>> begin Data extract

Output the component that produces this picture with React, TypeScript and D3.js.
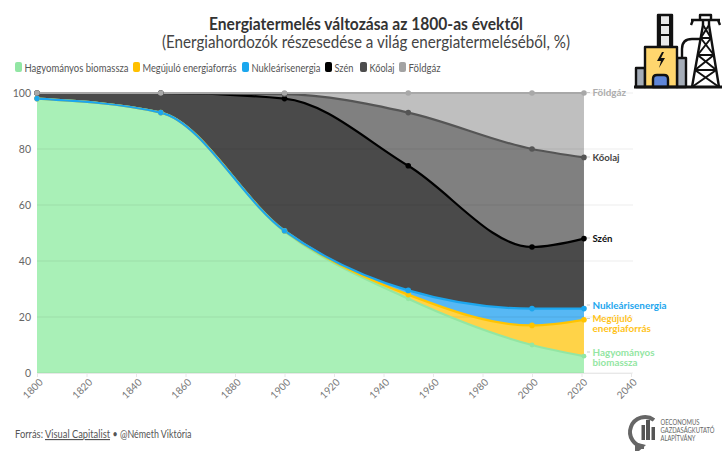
import { useEffect, useRef } from "react";
import * as d3 from "d3";

// cumulative shares, the way the chart stacks them (%)
const years = [1800, 1850, 1900, 1950, 2000, 2021];
const biomassValues = [98, 93, 50.5, 26.5, 10, 6];
const renewableValues = [98, 93, 50.8, 28, 17, 19];
const nuclearValues = [98, 93, 50.8, 29.5, 23, 23];
const coalValues = [100, 100, 98, 74, 45, 48];
const oilValues = [100, 100, 99.6, 93, 80, 77];
const gasValues = [100, 100, 100, 100, 100, 100];

const xTicks = [1800, 1820, 1840, 1860, 1880, 1900, 1920, 1940, 1960, 1980, 2000, 2020, 2040];
const yTicks = [0, 20, 40, 60, 80, 100];

const seriesNames = ["Hagyományos biomassza", "Megújuló energiaforrás", "Nukleárisenergia", "Szén", "Kőolaj", "Földgáz"];
const seriesValues = [biomassValues, renewableValues, nuclearValues, coalValues, oilValues, gasValues];
const areaColors = ["#a9f0b7", "#ffd348", "#57b8f4", "#4a4a4a", "#808080", "#bfbfbf"];
const lineColors = ["#93e6a3", "#ffc400", "#1ca6ee", "#000000", "#555555", "#a8a8a8"];
const legendColors = ["#92e6a4", "#ffc000", "#1ba7ee", "#000000", "#4d4d4d", "#a3a3a3"];
const legendX = [15, 133, 242, 325, 360, 399];
const legendWidths = [104, 94, 69, 19, 25, 32];

const directLabels = [
  { lines: ["Hagyományos", "biomassza"], widths: [62, 45], y: 352, color: "#93e6a3" },
  { lines: ["Megújuló", "energiaforrás"], widths: [40, 58.5], y: 318.5, color: "#ffc31a" },
  { lines: ["Nukleárisenergia"], widths: [74], y: 305, color: "#1ca6ee" },
  { lines: ["Szén"], widths: [20], y: 238, color: "#111111" },
  { lines: ["Kőolaj"], widths: [27], y: 157, color: "#444444" },
  { lines: ["Földgáz"], widths: [33.5], y: 92.5, color: "#adadad" },
];

const font = "'Source Sans Pro', Lato, 'Noto Sans', sans-serif";

function PowerPlantIcon() {
  const legL = (yy: number) => 703 - ((yy - 25) * 11) / 62;
  const legR = (yy: number) => 709 + ((yy - 25) * 10) / 62;
  const levels = [25, 38, 55, 70, 87];
  return (
    <g stroke="#111" strokeWidth={2.4} strokeLinejoin="round" fill="none">
      <rect x={636} y={68} width={9} height={19} fill="#a5adb8" />
      <rect x={677} y={58} width={9} height={29} fill="#a5adb8" />
      <rect x={658} y={15} width={14} height={32} fill="#e9e9e9" />
      <path d="M658 25h14M658 35h14M660 15v32M670 15v32" strokeWidth={2} />
      <rect x={645} y={47} width={32} height={40} fill="#ffd66e" />
      <path d="M653 87v-8q0-4 4-4h7q4 0 4 4v8z" fill="#5f86d8" />
      <path d="M662 52l-5 9h4l-2 7 6-10h-4l3-6z" fill="#111" stroke="none" />
      <path d="M682 58v-9q0-10 10-10h9" />
      <path d="M700 15h11v5h-11zM691 20h29M693 20l-2 5M718 20l2 5M703 20v5M709 20v5" />
      <path d={`M703 25L692 87M709 25L719 87`} />
      {levels.slice(1).map((l, i) => (
        <path
          key={l}
          d={`M${legL(l)} ${l}H${legR(l)}M${legL(levels[i])} ${levels[i]}L${legR(l)} ${l}M${legR(levels[i])} ${levels[i]}L${legL(l)} ${l}`}
          strokeWidth={2}
        />
      ))}
      <path d="M634 87h88" strokeWidth={3} />
    </g>
  );
}

function OeconomusLogo() {
  return (
    <g>
      <path d="M654 420 A15 15 0 1 0 644 447 L637 447 L637 451" fill="none" stroke="#666" strokeWidth={4} />
      <path d="M634 442 L639 451 L646 445z" fill="#666" />
      <rect x={641.5} y={425} width={3.5} height={15} fill="#555" />
      <rect x={646} y={420} width={4} height={20} fill="#555" />
      <rect x={651.5} y={427} width={3.5} height={13} fill="#555" />
      <g fontFamily={font} fontSize={6.6} fill="#666">
        <text x={660.5} y={425} textLength={39} lengthAdjust="spacingAndGlyphs">OECONOMUS</text>
        <text x={660.5} y={433} textLength={54} lengthAdjust="spacingAndGlyphs">GAZDASÁGKUTATÓ</text>
        <text x={660.5} y={441} textLength={35} lengthAdjust="spacingAndGlyphs">ALAPÍTVÁNY</text>
      </g>
    </g>
  );
}

export default function App() {
  const chartRef = useRef<SVGGElement | null>(null);

  useEffect(() => {
    if (!chartRef.current) return;
    const g = d3.select(chartRef.current);
    g.selectAll("*").remove();

    const x = d3.scaleLinear().domain([1800, 2040]).range([37, 631]);
    const y = d3.scaleLinear().domain([0, 100]).range([373, 93]);
    const yearIdx = years.map((_, i) => i);

    const area = (values: number[], lower: number[] | null) =>
      d3
        .area<number>()
        .x((i) => x(years[i]))
        .y0((i) => (lower ? y(lower[i]) : y(0)))
        .y1((i) => y(values[i]))
        .curve(d3.curveMonotoneX)(yearIdx);

    const line = d3
      .line<number>()
      .x((i) => x(years[i]))
      .curve(d3.curveMonotoneX);

    seriesValues.forEach((values, s) => {
      g.append("path")
        .attr("d", area(values, s > 0 ? seriesValues[s - 1] : null))
        .attr("fill", areaColors[s]);
    });

    const yGrid = g.append("g");
    yGrid
      .selectAll("line")
      .data(yTicks)
      .join("line")
      .attr("x1", x(1800))
      .attr("x2", x(2040) + 2)
      .attr("y1", (d) => y(d))
      .attr("y2", (d) => y(d))
      .attr("stroke", "#000")
      .attr("stroke-opacity", 0.07);
    yGrid
      .selectAll("text")
      .data(yTicks)
      .join("text")
      .attr("x", 31)
      .attr("y", (d) => y(d) + 3.6)
      .attr("text-anchor", "end")
      .attr("font-size", 10.5)
      .attr("font-family", font)
      .attr("fill", "#666")
      .text((d) => d);

    const xAxis = g
      .append("g")
      .attr("transform", `translate(0,${y(0)})`)
      .call(
        d3
          .axisBottom(x)
          .tickValues(xTicks)
          .tickFormat((d) => String(d))
          .tickSize(4)
          .tickSizeOuter(0),
      );
    xAxis.select(".domain").attr("stroke", "#e8e8e8");
    xAxis.selectAll("line").attr("stroke", "#e8e8e8");
    xAxis
      .selectAll("text")
      .attr("font-size", 10)
      .attr("font-family", font)
      .attr("fill", "#777")
      .attr("text-anchor", "end")
      .attr("dy", 0)
      .attr("x", 0)
      .attr("y", 0)
      .attr("transform", "translate(6,10) rotate(-45)");

    seriesValues.forEach((values, s) => {
      g.append("path")
        .attr("d", line.y((i) => y(values[i]))(yearIdx))
        .attr("fill", "none")
        .attr("stroke", lineColors[s])
        .attr("stroke-width", 2.2);
    });

    seriesValues.forEach((values, s) => {
      g.append("g")
        .selectAll("circle")
        .data(yearIdx)
        .join("circle")
        .attr("cx", (i) => x(years[i]))
        .attr("cy", (i) => y(values[i]))
        .attr("r", s === 0 ? 2.4 : 2.8)
        .attr("fill", lineColors[s]);
    });

    // direct labels with their little connector ticks
    directLabels.forEach((label) => {
      g.append("line")
        .attr("x1", 587)
        .attr("x2", 590)
        .attr("y1", label.y)
        .attr("y2", label.y)
        .attr("stroke", "#ccc");
      label.lines.forEach((text, i) => {
        g.append("text")
          .attr("x", 592.5)
          .attr("y", label.y + 3.8 + i * 10)
          .attr("font-size", 10)
          .attr("font-weight", 700)
          .attr("font-family", font)
          .attr("fill", label.color)
          .attr("textLength", label.widths[i])
          .attr("lengthAdjust", "spacingAndGlyphs")
          .text(text);
      });
    });
  }, []);

  return (
    <div style={{ position: "absolute", left: 0, top: 0 }}>
      <svg width={727} height={452} style={{ display: "block", background: "#fff" }}>
        <text x={366} y={29.5} textAnchor="middle" fontFamily={font} fontSize={16.5} fontWeight={700} fill="#333" textLength={314} lengthAdjust="spacingAndGlyphs">
          Energiatermelés változása az 1800-as évektől
        </text>
        <text x={366} y={47.5} textAnchor="middle" fontFamily={font} fontSize={16.5} fill="#444" textLength={408} lengthAdjust="spacingAndGlyphs">
          (Energiahordozók részesedése a világ energiatermeléséből, %)
        </text>

        {seriesNames.map((name, i) => (
          <g key={name}>
            <rect x={legendX[i]} y={62} width={7} height={10} rx={2} fill={legendColors[i]} />
            <text x={legendX[i] + 9.5} y={71.5} fontFamily={font} fontSize={11} fill="#555" textLength={legendWidths[i]} lengthAdjust="spacingAndGlyphs">
              {name}
            </text>
          </g>
        ))}

        <g ref={chartRef} />

        <g fontFamily={font} fontSize={11.5} fill="#555">
          <text x={15} y={438} textLength={28} lengthAdjust="spacingAndGlyphs">Forrás:</text>
          <text x={45} y={438} textLength={65} lengthAdjust="spacingAndGlyphs" textDecoration="underline">Visual Capitalist</text>
          <text x={112.5} y={438} textLength={79} lengthAdjust="spacingAndGlyphs">• @Németh Viktória</text>
        </g>

        <PowerPlantIcon />
        <OeconomusLogo />
      </svg>
    </div>
  );
}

>> end Data extract

Prompt: With all pictures left out, please transcribe exactly the lines from the start of the material through the line with "const yTicks = [0, 20, 40, 60, 80, 100];".

Reply to the task:
Output the component that produces this picture with React, TypeScript and D3.js.
import { useEffect, useRef } from "react";
import * as d3 from "d3";

// cumulative shares, the way the chart stacks them (%)
const years = [1800, 1850, 1900, 1950, 2000, 2021];
const biomassValues = [98, 93, 50.5, 26.5, 10, 6];
const renewableValues = [98, 93, 50.8, 28, 17, 19];
const nuclearValues = [98, 93, 50.8, 29.5, 23, 23];
const coalValues = [100, 100, 98, 74, 45, 48];
const oilValues = [100, 100, 99.6, 93, 80, 77];
const gasValues = [100, 100, 100, 100, 100, 100];

const xTicks = [1800, 1820, 1840, 1860, 1880, 1900, 1920, 1940, 1960, 1980, 2000, 2020, 2040];
const yTicks = [0, 20, 40, 60, 80, 100];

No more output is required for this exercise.